■ Data shown ■
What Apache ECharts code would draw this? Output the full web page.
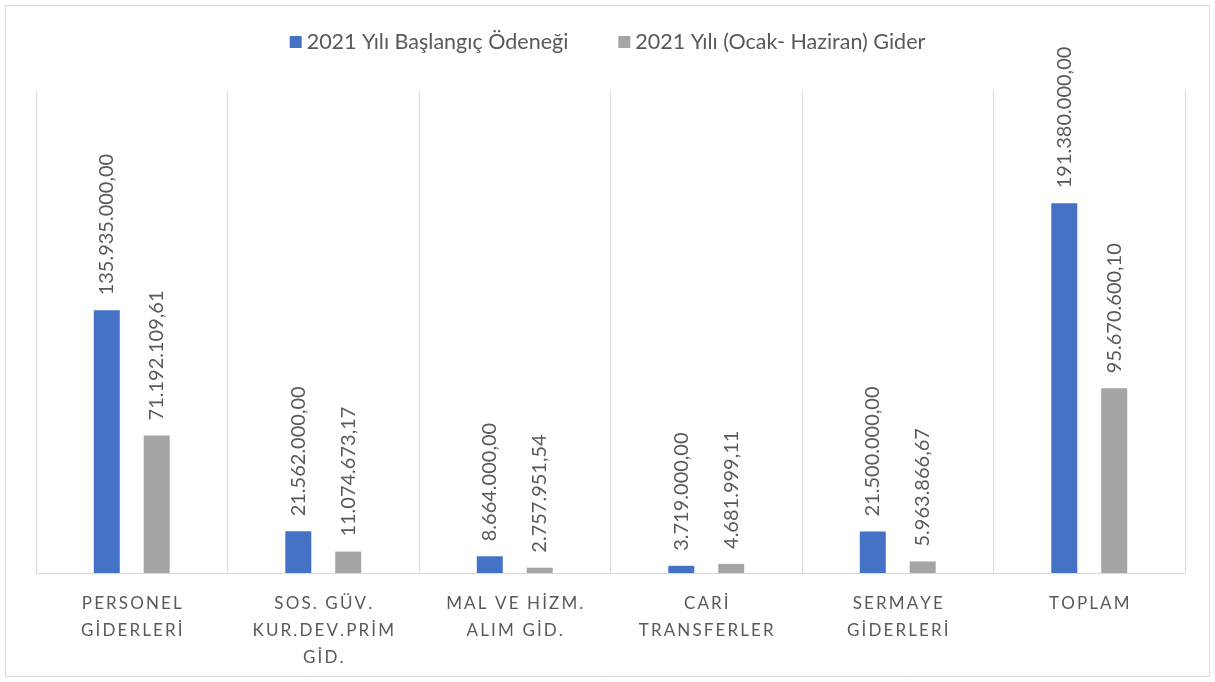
<!DOCTYPE html>
<html>
<head>
<meta charset="utf-8">
<script src="https://cdn.jsdelivr.net/npm/echarts@6/dist/echarts.min.js"></script>
<style>
html, body { margin: 0; padding: 0; background: #fff; }
#chart { width: 1215px; height: 682px; }
</style>
</head>
<body>
<div id="chart"></div>
<script>
var categories = ['PERSONEL\nGİDERLERİ', 'SOS. GÜV.\nKUR.DEV.PRİM\nGİD.', 'MAL VE HİZM.\nALIM GİD.', 'CARİ\nTRANSFERLER', 'SERMAYE\nGİDERLERİ', 'TOPLAM'];
var baslangic = [135935000.00, 21562000.00, 8664000.00, 3719000.00, 21500000.00, 191380000.00];
var gider = [71192109.61, 11074673.17, 2757951.54, 4681999.11, 5963866.67, 95670600.10];

// 135.935.000,00 bicimi
function trFormat(v) {
    var parts = v.toFixed(2).split('.');
    return parts[0].replace(/\B(?=(\d{3})+(?!\d))/g, '.') + ',' + parts[1];
}
// harf araligi icin ince bosluk
function spaced(s) {
    return s.split('\n').map(function (line) {
        return line.split('').join('\u2009');
    }).join('\n');
}

var myChart = echarts.init(document.getElementById('chart'));
var option = {
    textStyle: { fontFamily: 'Lato' },
    graphic: [{
        type: 'rect',
        shape: { x: 5.5, y: 5.5, width: 1204, height: 671 },
        style: { fill: 'none', stroke: '#d9d9d9', lineWidth: 1 }
    }],
    legend: {
        top: 26,
        left: 'center',
        itemWidth: 12,
        itemHeight: 12,
        itemGap: 50,
        icon: 'rect',
        textStyle: { fontSize: 21.5, color: '#595959', fontFamily: 'Lato' },
        data: ['2021 Yılı Başlangıç Ödeneği', '2021 Yılı (Ocak- Haziran) Gider']
    },
    grid: {
        top: 90,
        left: 36,
        right: 30,
        bottom: 109
    },
    xAxis: {
        type: 'category',
        data: categories,
        axisLine: { lineStyle: { color: '#d9d9d9', width: 1 } },
        axisTick: { show: false },
        splitLine: { show: true, lineStyle: { color: '#d9d9d9', width: 1 } },
        axisLabel: {
            interval: 0,
            margin: 17,
            fontSize: 17,
            lineHeight: 27,
            color: '#595959',
            fontFamily: 'Lato',
            formatter: function (v) { return spaced(v); }
        }
    },
    yAxis: {
        type: 'value',
        min: 0,
        max: 250000000,
        show: false,
        splitLine: { show: false }
    },
    series: [
        {
            name: '2021 Yılı Başlangıç Ödeneği',
            type: 'bar',
            barWidth: 26,
            barGap: '92%',
            itemStyle: { color: '#4472c4' },
            label: {
                show: true,
                position: 'top',
                rotate: 90,
                align: 'left',
                verticalAlign: 'middle',
                distance: 15,
                fontSize: 20,
                color: '#595959',
                fontFamily: 'Lato',
                formatter: function (p) { return trFormat(p.value); }
            },
            data: baslangic
        },
        {
            name: '2021 Yılı (Ocak- Haziran) Gider',
            type: 'bar',
            barWidth: 26,
            itemStyle: { color: '#a5a5a5' },
            label: {
                show: true,
                position: 'top',
                rotate: 90,
                align: 'left',
                verticalAlign: 'middle',
                distance: 15,
                fontSize: 20,
                color: '#595959',
                fontFamily: 'Lato',
                formatter: function (p) { return trFormat(p.value); }
            },
            data: gider
        }
    ]
};
myChart.setOption(option);
</script>
</body>
</html>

■ What is required ■
Images in the data above are to be skipped. Retype all other material exactly.

■ Result ■
What Apache ECharts code would draw this? Output the full web page.
<!DOCTYPE html>
<html>
<head>
<meta charset="utf-8">
<script src="https://cdn.jsdelivr.net/npm/echarts@6/dist/echarts.min.js"></script>
<style>
html, body { margin: 0; padding: 0; background: #fff; }
#chart { width: 1215px; height: 682px; }
</style>
</head>
<body>
<div id="chart"></div>
<script>
var categories = ['PERSONEL\nGİDERLERİ', 'SOS. GÜV.\nKUR.DEV.PRİM\nGİD.', 'MAL VE HİZM.\nALIM GİD.', 'CARİ\nTRANSFERLER', 'SERMAYE\nGİDERLERİ', 'TOPLAM'];
var baslangic = [135935000.00, 21562000.00, 8664000.00, 3719000.00, 21500000.00, 191380000.00];
var gider = [71192109.61, 11074673.17, 2757951.54, 4681999.11, 5963866.67, 95670600.10];

// 135.935.000,00 bicimi
function trFormat(v) {
    var parts = v.toFixed(2).split('.');
    return parts[0].replace(/\B(?=(\d{3})+(?!\d))/g, '.') + ',' + parts[1];
}
// harf araligi icin ince bosluk
function spaced(s) {
    return s.split('\n').map(function (line) {
        return line.split('').join('\u2009');
    }).join('\n');
}

var myChart = echarts.init(document.getElementById('chart'));
var option = {
    textStyle: { fontFamily: 'Lato' },
    graphic: [{
        type: 'rect',
        shape: { x: 5.5, y: 5.5, width: 1204, height: 671 },
        style: { fill: 'none', stroke: '#d9d9d9', lineWidth: 1 }
    }],
    legend: {
        top: 26,
        left: 'center',
        itemWidth: 12,
        itemHeight: 12,
        itemGap: 50,
        icon: 'rect',
        textStyle: { fontSize: 21.5, color: '#595959', fontFamily: 'Lato' },
        data: ['2021 Yılı Başlangıç Ödeneği', '2021 Yılı (Ocak- Haziran) Gider']
    },
    grid: {
        top: 90,
        left: 36,
        right: 30,
        bottom: 109
    },
    xAxis: {
        type: 'category',
        data: categories,
        axisLine: { lineStyle: { color: '#d9d9d9', width: 1 } },
        axisTick: { show: false },
        splitLine: { show: true, lineStyle: { color: '#d9d9d9', width: 1 } },
        axisLabel: {
            interval: 0,
            margin: 17,
            fontSize: 17,
            lineHeight: 27,
            color: '#595959',
            fontFamily: 'Lato',
            formatter: function (v) { return spaced(v); }
        }
    },
    yAxis: {
        type: 'value',
        min: 0,
        max: 250000000,
        show: false,
        splitLine: { show: false }
    },
    series: [
        {
            name: '2021 Yılı Başlangıç Ödeneği',
            type: 'bar',
            barWidth: 26,
            barGap: '92%',
            itemStyle: { color: '#4472c4' },
            label: {
                show: true,
                position: 'top',
                rotate: 90,
                align: 'left',
                verticalAlign: 'middle',
                distance: 15,
                fontSize: 20,
                color: '#595959',
                fontFamily: 'Lato',
                formatter: function (p) { return trFormat(p.value); }
            },
            data: baslangic
        },
        {
            name: '2021 Yılı (Ocak- Haziran) Gider',
            type: 'bar',
            barWidth: 26,
            itemStyle: { color: '#a5a5a5' },
            label: {
                show: true,
                position: 'top',
                rotate: 90,
                align: 'left',
                verticalAlign: 'middle',
                distance: 15,
                fontSize: 20,
                color: '#595959',
                fontFamily: 'Lato',
                formatter: function (p) { return trFormat(p.value); }
            },
            data: gider
        }
    ]
};
myChart.setOption(option);
</script>
</body>
</html>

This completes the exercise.